One of the most damaging cognitive biases, especially for the successful, is the illusion of control. It’s the tendency for people to overestimate their ability to control events. It occurs when someone feels a sense of control over outcomes that they demonstrably do not influence. The illusion of control is a confusion between skill and chance situations. So, it’s seen in issues as disparate as gambling behavior and belief in the paranormal. Another place it operates—very much out of sight--is in business conversations.
In a fascinating study Boaz Keysar and Anne Henley, psychologists at the University of Chicago, studied 40 pairs of listeners and speakers. The talkers believed that their intended meaning was understood "most of the time." But that belief, like a lot of other so-called "soft skill" beliefs, won't stand up to the scrutiny of research.
Instead, the research showed that nearly half the time that speakers thought they were understood, they were actually wrong. In 46% of the cases there was a breakdown--the listeners didn't get it. What's most surprising is ...

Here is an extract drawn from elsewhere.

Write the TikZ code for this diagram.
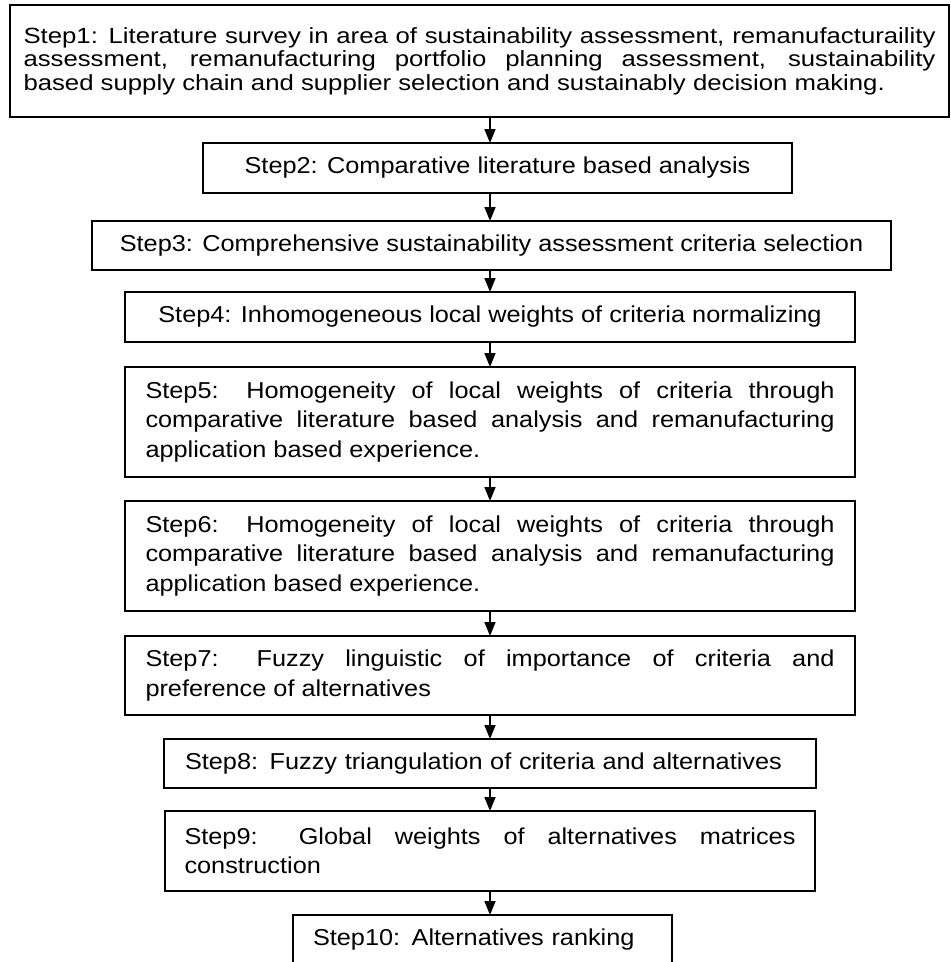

Keysar suggested that this overestimation of communication effectiveness is indicative of the "illusion of control." Not quirky research, Keyser and Henley’s study adds to a pile of similar studies demonstrating that nearly 50% of our conversations are flawed by misunderstandings.
So how can you limit the impact of this bias? The answer is simple, but takes a while to learn: ANTICIPATE MISUNDERSTANDINGS! To anticipate successfully means we need to think on two tracks whenever we converse. Let’s call Track One what’s actually said out loud. And Track Two what’s going on in the invisible subtexts.
Admittedly, if Track One is complex, this is a difficult task. But one thing you can do in such conversations take notes. After the conversing is over, analyze your notes. Assess the potential Track Two information. Track Two information is very important because upwards of 90% of information is invisible and under the surface. Though initially I too felt vulnerable double-checking, I’ve been grown very comfortable going back to the message sender and questioning him or her a day or even several weeks later.
I’ve concluded that feelings of vulnerability are way overdone. Indeed, my experience reveals that most clients and workers are intrigued by my questioning. They know that I’m taking the conversation very seriously. And as you know, people respond very positively to being taken seriously.
I’ve had hilarious experience returning to check on Track Two information. One of my major clients, Kevin Sullivan, the managing partner of a leading architectural firm woud smile and sometimes laugh out loud at my Track Two questioning behavior. And then he’d ask “how much is this going to cost me?” Usually the answer was nothing. But other times, it resulted in a big check. He knew I’d been mulling over the previous conversation and he trusted me until I got it straight. He knew full well that I wouldn’t waste his time going back to previous conversations unless I saw value in it for him. Double-checking doesn’t always add to your bank account. But it can pay off in a very solid relationship.
You can deal with the illusion of control. Double-check the conversation, ignore the feelings of vulnerability and stop being your own worst enemy.